Friday 17 December 2010

Sangre caliente - Part 2

I now get it why hordes of beautiful tourists fall for some improbable meat loafs on the Italian and Spanish beaches. It has nothing to do with the tan, the muscles (if any), the dark eyes. It is the innate ability of Latin men to make you feel important, their gallantry and chivalry. Sad? Possibly. But also true.

I spent three days with a group of men from a wide array of countries. I don't want to plummet in a bag of clichés, but, after a couple of hours, the Spanish was adjusting my seat at the table, the Italian was pouring my wine, the French was complementing my smile, the English was ordering me drinks, the Danish was cracking odd jokes, the Australian was being coy, the German was blanking me, the Yorkshireman was telling me off. And this was a work meeting, no second intentions involved. Just their normal way to relate to a woman.

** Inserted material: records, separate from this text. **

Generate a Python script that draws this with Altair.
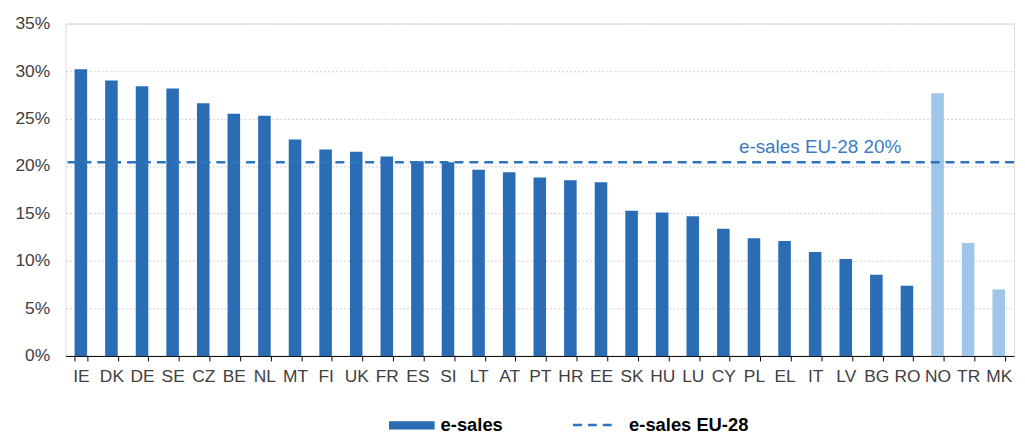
import altair as alt
import pandas as pd

countries = ["IE", "DK", "DE", "SE", "CZ", "BE", "NL", "MT", "FI", "UK", "FR",
             "ES", "SI", "LT", "AT", "PT", "HR", "EE", "SK", "HU", "LU", "CY",
             "PL", "EL", "IT", "LV", "BG", "RO", "NO", "TR", "MK"]
values = [30.2, 29.0, 28.4, 28.15, 26.6, 25.5, 25.3, 22.8, 21.75, 21.5, 21.0,
          20.5, 20.4, 19.6, 19.35, 18.8, 18.5, 18.3, 15.3, 15.1, 14.7, 13.4,
          12.4, 12.1, 10.95, 10.2, 8.55, 7.4, 27.65, 11.9, 7.0]
groups = ["e-sales"] * 28 + ["non-EU"] * 3
eu_avg = 20.4
eu_label = "e-sales EU-28 20%"
y_ticks = [0, 5, 10, 15, 20, 25, 30, 35]

FONT = "Liberation Sans"
DARK = "#2a6db4"
LIGHT = "#9fc5e8"

bars_df = pd.DataFrame({"country": countries, "value": values, "group": groups})
eu_df = pd.DataFrame({"series": ["e-sales EU-28"], "value": [eu_avg], "label": [eu_label]})

x_enc = alt.X(
    "country:N",
    sort=countries,
    title=None,
    scale=alt.Scale(paddingInner=0.59, paddingOuter=0.295),
    axis=alt.Axis(
        labelAngle=0, labelFontSize=17.5, labelFont=FONT, labelColor="#404040",
        labelPadding=7, domainColor="#000000", domainWidth=1,
        tickColor="#000000", tickSize=5, tickBand="extent", grid=False,
    ),
)

y_scale = alt.Scale(domain=[0, 35], nice=False)

bars = alt.Chart(bars_df).mark_bar().encode(
    x=x_enc,
    y=alt.Y(
        "value:Q",
        scale=y_scale,
        title=None,
        axis=alt.Axis(
            values=y_ticks, labelExpr="datum.value + '%'", labelFontSize=17.5,
            labelFont=FONT, labelColor="#404040", labelPadding=16,
            domain=False, ticks=False, grid=True, gridColor="#cccccc",
            gridDash=[2, 2], gridWidth=1,
        ),
    ),
    color=alt.Color(
        "group:N",
        scale=alt.Scale(domain=["e-sales", "non-EU"], range=[DARK, LIGHT]),
        legend=alt.Legend(
            values=["e-sales"], title=None, orient="none",
            legendX=326, legendY=382,
            symbolType="M-1,-0.18H1V0.18H-1Z", symbolSize=2116,
            symbolStrokeWidth=0, symbolOpacity=1,
            labelFontSize=18.5, labelFontWeight="bold", labelFont=FONT,
            labelColor="#000000", labelOffset=6,
        ),
    ),
)

rule = alt.Chart(eu_df).mark_rule(strokeWidth=2.5, color="#2e75c0").encode(
    y=alt.Y("value:Q", scale=y_scale),
    strokeDash=alt.StrokeDash(
        "series:N",
        scale=alt.Scale(domain=["e-sales EU-28"], range=[[9, 6]]),
        legend=alt.Legend(
            title=None, orient="none", legendX=510, legendY=382,
            symbolType="stroke", symbolSize=1764, symbolStrokeWidth=2.5,
            symbolStrokeColor="#2e75c0",
            labelFontSize=18.5, labelFontWeight="bold", labelFont=FONT,
            labelColor="#000000", labelOffset=13,
        ),
    ),
)

text = alt.Chart(eu_df).mark_text(
    fontSize=19, font=FONT, color="#3a7cc4", dy=-15, dx=5,
    baseline="middle", align="center"
).encode(
    x=alt.datum("IT"),
    y=alt.Y("value:Q", scale=y_scale),
    text="label:N",
)

chart = alt.layer(bars, rule, text).properties(
    width=956,
    height=335,
    padding={"left": 58, "top": 14, "right": 3, "bottom": 78},
    autosize=alt.AutoSizeParams(type="none"),
).configure_view(stroke=None).configure(background="white")

chart.save("out.html", embed_options={"renderer": "svg", "actions": False})
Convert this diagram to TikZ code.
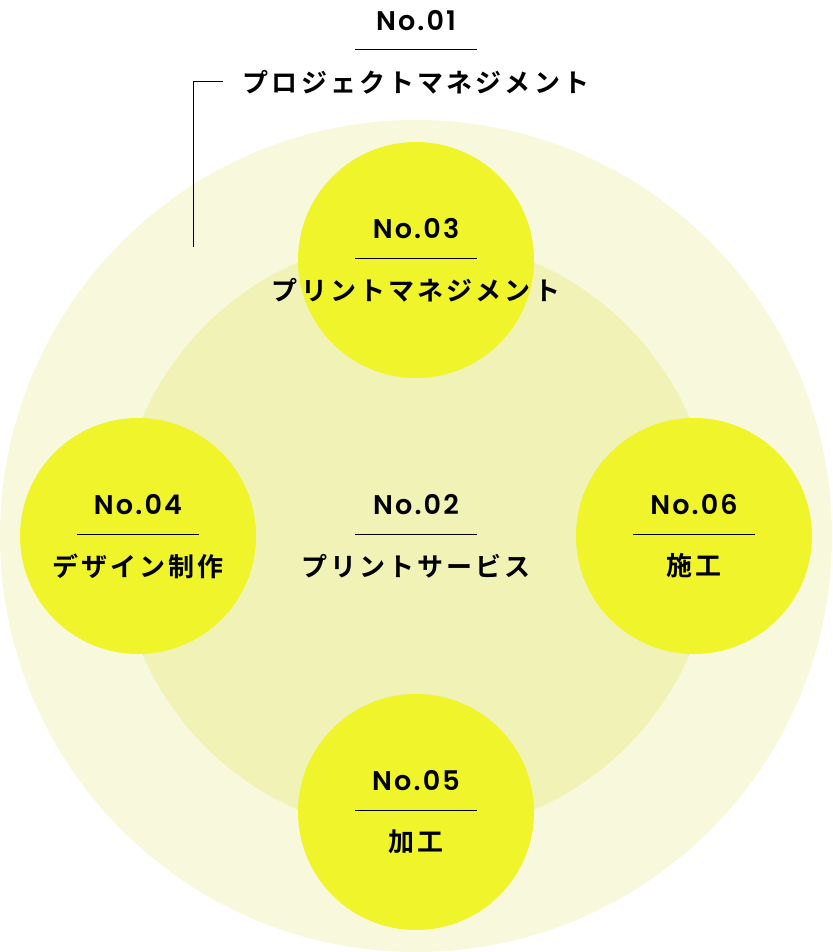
\documentclass[tikz,border=0pt]{standalone}
\usepackage{fontspec}
\setmainfont{Noto Sans CJK JP}[BoldFont={Noto Sans CJK JP Bold}]
\newfontfamily\numfont{Poppins}[UprightFont={* SemiBold},LetterSpace=8]
\newfontfamily\jpfont{Noto Sans CJK JP Bold}[LetterSpace=12]
\usetikzlibrary{positioning}
\definecolor{outerfill}{HTML}{F8F9DC}
\definecolor{innerfill}{HTML}{F0F2B6}
\definecolor{dotfill}{HTML}{EFF52A}
\tikzset{
  numtext/.style={font=\numfont\fontsize{27}{30}\selectfont, inner sep=0pt},
  jptext/.style={font=\jpfont\fontsize{26}{30}\selectfont, inner sep=0pt},
  bubble/.style={circle, fill=dotfill, minimum size=236pt, inner sep=0pt}
}
\newcommand{\stepLabel}[4]
{
	\node[numtext] (#1-no) at ([yshift=31pt]#2) {#3};
	\draw[line width=1pt] ([yshift=2pt,xshift=-61pt]#2) coordinate (#1-l) -- ([yshift=2pt,xshift=61pt]#2) coordinate (#1-r);
	\node[jptext] (#1-txt) at ([yshift=-30pt]#2) {#4};
}
\begin{document}
\begin{tikzpicture}[x=1pt,y=1pt]
\useasboundingbox (0,0) rectangle (832,-952);
\fill[outerfill] (416,-536) circle (416);
\fill[innerfill] (416,-536) circle (298);
\node[bubble] (pm) at (416,-260) {};
\node[bubble] (ds) at (138,-536) {};
\node[bubble] (sk) at (694,-536) {};
\node[bubble] (kk) at (416,-812) {};
\coordinate (top) at (416,-52);
\coordinate (mid) at (416,-536);
\stepLabel{n1}{top}{No.01}{プロジェクトマネジメント}
\stepLabel{n3}{pm.center}{No.03}{プリントマネジメント}
\stepLabel{n4}{ds.center}{No.04}{デザイン制作}
\stepLabel{n2}{mid}{No.02}{プリントサービス}
\stepLabel{n6}{sk.center}{No.06}{施工}
\stepLabel{n5}{kk.center}{No.05}{加工}
% bracket
\coordinate (brk) at (193,-247);
\draw[line width=1pt] (brk) |- ([xshift=-20pt]n1-txt.west);
\end{tikzpicture}
\end{document}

There is no need whatsoever to remind me about gender equality, because what I am about to say applies to both sexes. Is it really that difficult to be nice to a fellow human being? Can't we pay some attention to the person next to us, attend to their needs (even if it is just a bread roll), ask them how they are and mean it, get out of our selfishness and self-awareness and be considerate? Why do we always have to expect the worst from people, second-guess, judge, ignore emails, screen calls, criticise? Who do we think we are?

And I am fairly sure that care and attention would get us a long way. I want to try it. Is there a business model explaining how a dumb playboy can get into pretty girls' knickers just by listening to them and offering the illusion of a good time? I would be most certainly interested.